Because of his lack of military power, Jöns was forced to promise the peasants that the tax was abolished. He took full responsibility for his actions and the peasants returned home back to their farms.

After Christian I received word of what Jöns had done, he realized that he had been given a reason to get rid of Jöns who had rebelled and deposed a former Swedish king only a few years prior. On August 10, after having sailed from Åbo to Stockholm, Christian confronted Jöns during a meeting of the Riksdag. After four days of arguing, the king, with the support of the council, imprisoned Jöns and took him to Denmark.

=== Peasant march to Stockholm ===
After Jöns had been imprisoned, Christian reinstated the tax once more, causing the peasants to rise up. Local royal servants were assaulted by the peasants and soon after the peasants with a force of around 3–4,000 were once again on a march towards Stockholm to threaten the king to lower the tax burdens. In the night between August 19 and 20, the peasants occupied Norrmalm and continued marching towards Helgeandsholmen.

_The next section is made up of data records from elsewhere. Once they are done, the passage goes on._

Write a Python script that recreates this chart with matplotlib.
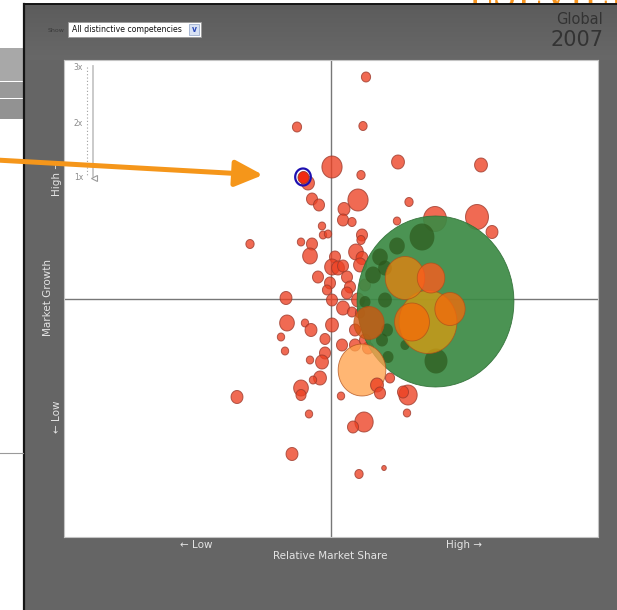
import numpy as np
import matplotlib
matplotlib.use("Agg")
import matplotlib.pyplot as plt
from matplotlib.path import Path
from matplotlib.patches import Rectangle
from matplotlib.colors import LinearSegmentedColormap

# ---------------------------------------------------------------------------
#  Bubble data: relative market share (x), market growth (y), bubble size
# ---------------------------------------------------------------------------
red_share = [35, -34, 32, 1, 30, 67, 150, 78, 27, -23, -19, -12, 13, 12, 21, 66,
             -9, -8, -3, 31, 30, -30, -81, -19, -21, 25, 31, 4, 1, 7, 12, -13,
             -1, 16, 19, -4, -45, 1, 16, 12, 21, -44, -26, -20, -50, 1, -6, -46,
             11, 24, -21, -6, -9, -11, -18, -30, -30, 10, -22, 33, 22, 76, -94,
             -39, 28, 53, 77, 72, 104, 146, 161, 37, 29,
             29, 34, 24, 34, 27]
red_growth = [222, 172, 173, 132, 124, 137, 134, 97, 99, 116, 100, 94, 90, 79, 77, 78,
              73, 64, 65, 64, 59, 57, 55, 55, 43, 47, 41, 42, 32, 31, 33, 22,
              16, 22, 12, 9, 1, -1, 6, -9, -13, -24, -24, -31, -38, -26, -40, -52,
              -46, -46, -61, -54, -63, -79, -81, -89, -96, -97, -115, -123, -128, -114, -98,
              -155, -175, -169, -96, -93, 80, 82, 67, -49, -14,
              34, 14, -31, -41, -1]
red_size = [10, 10, 9, 22, 9, 14, 14, 9, 22, 14, 12, 12, 13, 12, 9, 8,
            8, 8, 8, 12, 9, 8, 9, 12, 16, 16, 13, 12, 16, 14, 12, 12,
            12, 12, 12, 10, 13, 12, 12, 14, 10, 16, 8, 13, 8, 14, 11, 8,
            12, 12, 8, 12, 14, 14, 8, 16, 11, 8, 8, 20, 12, 8, 13,
            13, 9, 5, 20, 12, 25, 25, 13, 12, 10,
            14, 12, 12, 12, 14]

front_share = [46, 49, 59]
front_growth = [-86, -94, -79]
front_size = [14, 12, 10]

leader_share = [104]
leader_growth = [-2]
leader_size = [171]

dkgreen_share = [91, 66, 49, 42, 54, 34, 54, 56, 51, 74, 105, 57]
dkgreen_growth = [62, 53, 42, 24, 31, -3, -1, -31, -41, -46, -62, -58]
dkgreen_size = [27, 17, 17, 17, 15, 12, 15, 13, 13, 10, 25, 12]

orange_share = [97, 74, 100, 81, 119, 38, 31]
orange_growth = [-23, 21, 21, -23, -10, -24, -71]
orange_size = [63, 43, 30, 38, 33, 33, 52]
orange_cols = ["#d59a12", "#e5820f", "#ff5a1c", "#f56c08", "#f26a0c", "#d0560e", "#ffa24c"]

selected_share = [-28]
selected_growth = [122]
selected_size = [12]

# ---------------------------------------------------------------------------
#  Figure
# ---------------------------------------------------------------------------
W, H = 617, 610
PT = 0.72  # points per pixel at dpi 100

t = np.linspace(0, 2 * np.pi, 73)
oval = Path(np.c_[np.cos(t), 1.09 * np.sin(t)], closed=True)


def s_of(d):
    return (np.asarray(d, float) * PT) ** 2


fig = plt.figure(figsize=(W / 100, H / 100), dpi=100, facecolor="white")

# background chrome
bg = fig.add_axes([0, 0, 1, 1], zorder=0)
bg.set_axis_off()
# logo text above the panel, only its lower edge shows
bg.text(468, 6, "LSEVIER", fontsize=26, color="#f7941d", family="DejaVu Serif",
        va="baseline", ha="left", zorder=0.5)
bg.add_patch(Rectangle((24, 4), 593, 606, fc="#656565", ec="none", zorder=1))
hdr = LinearSegmentedColormap.from_list("hdr", ["#5c5c5c", "#686868"])
bg.imshow(np.linspace(0, 1, 60)[:, None], extent=(24, 617, 60, 4), cmap=hdr,
          aspect="auto", origin="upper", zorder=1.2)
bg.plot([24, 24], [4, 610], color="#151515", lw=1.6, zorder=2)
bg.plot([24, 617], [4, 4], color="#151515", lw=1.4, zorder=2)
bg.add_patch(Rectangle((0, 48), 23, 33, fc="#a8a8a8", ec="none", zorder=1))
bg.add_patch(Rectangle((0, 82), 23, 16, fc="#999999", ec="none", zorder=1))
bg.add_patch(Rectangle((0, 99), 23, 20, fc="#929292", ec="none", zorder=1))
bg.plot([0, 23], [453, 453], color="#9a9a9a", lw=0.8)
bg.set_xlim(0, W)
bg.set_ylim(H, 0)

# main bubble plot
ax = fig.add_axes([64 / W, (H - 537) / H, 534 / W, 477 / H], zorder=1)
ax.set_facecolor("white")
ax.set_xlim(-267, 267)
ax.set_ylim(-238, 239)
ax.set_xticks([])
ax.set_yticks([])
for sp in ax.spines.values():
    sp.set_color("#c4c4c4")
    sp.set_linewidth(0.8)
ax.axvline(0, color="#777777", lw=1.0, zorder=1)
ax.axhline(0, color="#777777", lw=1.0, zorder=1)

ax.scatter(red_share, red_growth, s=s_of(red_size), marker=oval, c="#ec4022",
           alpha=0.78, edgecolors="#9c3a2c", linewidths=0.7, zorder=2)
ax.scatter(leader_share, leader_growth, s=s_of(leader_size), marker=oval,
           c="#3c8a44", alpha=0.92, edgecolors="#2f6f36", linewidths=0.6, zorder=3)
ax.scatter(dkgreen_share, dkgreen_growth, s=s_of(dkgreen_size), marker=oval,
           c="#2a5418", alpha=0.65, edgecolors="none", zorder=4)
ax.scatter(orange_share, orange_growth, s=s_of(orange_size), marker=oval,
           c=orange_cols, alpha=0.78, edgecolors="#b0501a", linewidths=0.6, zorder=5)
ax.scatter(front_share, front_growth, s=s_of(front_size), marker=oval, c="#ec4022",
           alpha=0.8, edgecolors="#9c3a2c", linewidths=0.7, zorder=6)
ax.scatter(selected_share, selected_growth, s=s_of(selected_size), marker=oval,
           c="#f22a10", edgecolors="#9c3a2c", linewidths=0.6, zorder=7)
ax.scatter(selected_share, selected_growth, s=s_of(np.asarray(selected_size) + 5),
           marker=oval, facecolors="none", edgecolors="#1e10b0", linewidths=1.6, zorder=8)

# overlay: labels, controls, annotation arrow
ov = fig.add_axes([0, 0, 1, 1], zorder=2)
ov.set_axis_off()
ov.patch.set_alpha(0)
ov.set_xlim(0, W)
ov.set_ylim(H, 0)

ov.text(603, 19, "Global", fontsize=10.5, color="#333333", ha="right", va="center")
ov.text(603, 40, "2007", fontsize=15, color="#333333", ha="right", va="center")

ov.text(64, 30, "Show", fontsize=4.5, color="#3a3a3a", ha="right", va="center")
ov.add_patch(Rectangle((68, 22), 133, 15, fc="white", ec="#9a9a9a", lw=0.6))
ov.text(72, 30, "All distinctive competencies", fontsize=5.6, color="#111111",
        ha="left", va="center")
ov.add_patch(Rectangle((189, 24), 10, 11, fc="#d8e2f4", ec="#8fa3c8", lw=0.5))
ov.text(194, 29.5, "v", fontsize=5.5, color="#2a48b8", ha="center", va="center",
        fontweight="bold")

for lab, yy in [("3x", 68), ("2x", 123), ("1x", 177)]:
    ov.text(83, yy, lab, fontsize=5.5, color="#8a8a8a", ha="right", va="center")
ov.plot([87, 87], [67, 177], color="#a0a0a0", lw=0.8, ls=(0, (1, 2)))
ov.plot([93, 93], [66, 176], color="#c6c6c6", lw=1.3)
ov.plot([94], [178], marker="<", ms=5, mfc="none", mec="#9a9a9a", mew=0.8)

tc = "#e4e4e4"
ov.text(48, 298, "Market Growth", fontsize=7.5, color=tc, rotation=90,
        ha="center", va="center")
ov.text(57, 178, "High \u2192", fontsize=7.5, color=tc, rotation=90,
        ha="center", va="center")
ov.text(57, 417, "\u2190 Low", fontsize=7.5, color=tc, rotation=90,
        ha="center", va="center")
ov.text(196, 545, "\u2190 Low", fontsize=7.5, color=tc, ha="center", va="center")
ov.text(464, 545, "High \u2192", fontsize=7.5, color=tc, ha="center", va="center")
ov.text(330, 556, "Relative Market Share", fontsize=7.5, color=tc,
        ha="center", va="center")

ov.annotate("", xy=(263, 175), xytext=(-4, 160),
            arrowprops=dict(arrowstyle="-|>,head_length=1.7,head_width=0.8",
                            lw=3.6, color="#f5961a", mutation_scale=10,
                            shrinkA=0, shrinkB=0))

fig.savefig("out.png", dpi=100, facecolor="white")
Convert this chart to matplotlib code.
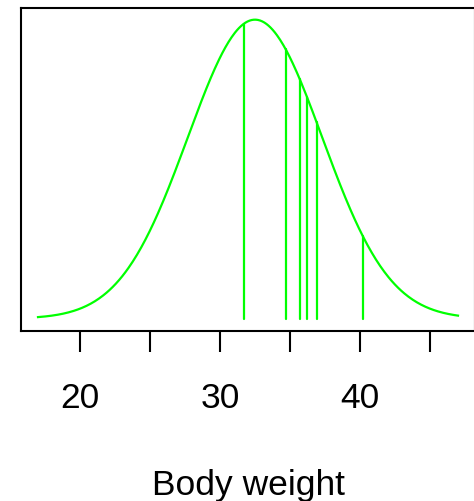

Christian, who was at Almare-Stäket, was unaware of the danger; however, when the peasants tried to cross from Helgeandsholmen to Stadsholmen, local guards rang the church bells and Stockholm's burghers were awakened. An urgent warning was sent to Christian, who quickly sent his knights to respond.

== Massacre ==
The king reached Stockholm on August 20 and ordered an attack on the peasants to take place the next day. Helgeandsholmen constituted open terrain that had minimal escape possibilities for the peasants.

=== Attack ===
Quickly after the Danish attack begun, the peasants were overwhelmed by the more experienced troops under Ture Turesson Bielke, and for the most part, after a long period of fighting, most of the peasants had been killed by the Danes. Around 30 of the peasants took refuge inside of Helgeand church. In the Sture Chronicle, it is said that even after the peasants begged for mercy and put their weapons down in exchange for a promise of pardon, were still cut down by Ture Turesson's men. Turesson is said to have been the most merciless, with the Sture Chronicle referring to his behavior in the following words:

"Herr Ture Turesson, en ridder långer, / kallas då allmogsens köttmånger."
— Sture Chronicle

Rough translation:

== Aftermath ==
According to one estimate, around 60 peasants were killed before their resistance was quelled, with another estimate putting the number as high as 1,000. The surviving peasants were forced to accept the new tax and swear allegiance to Christian, with these promises of allegiance likely being made as a result of torture.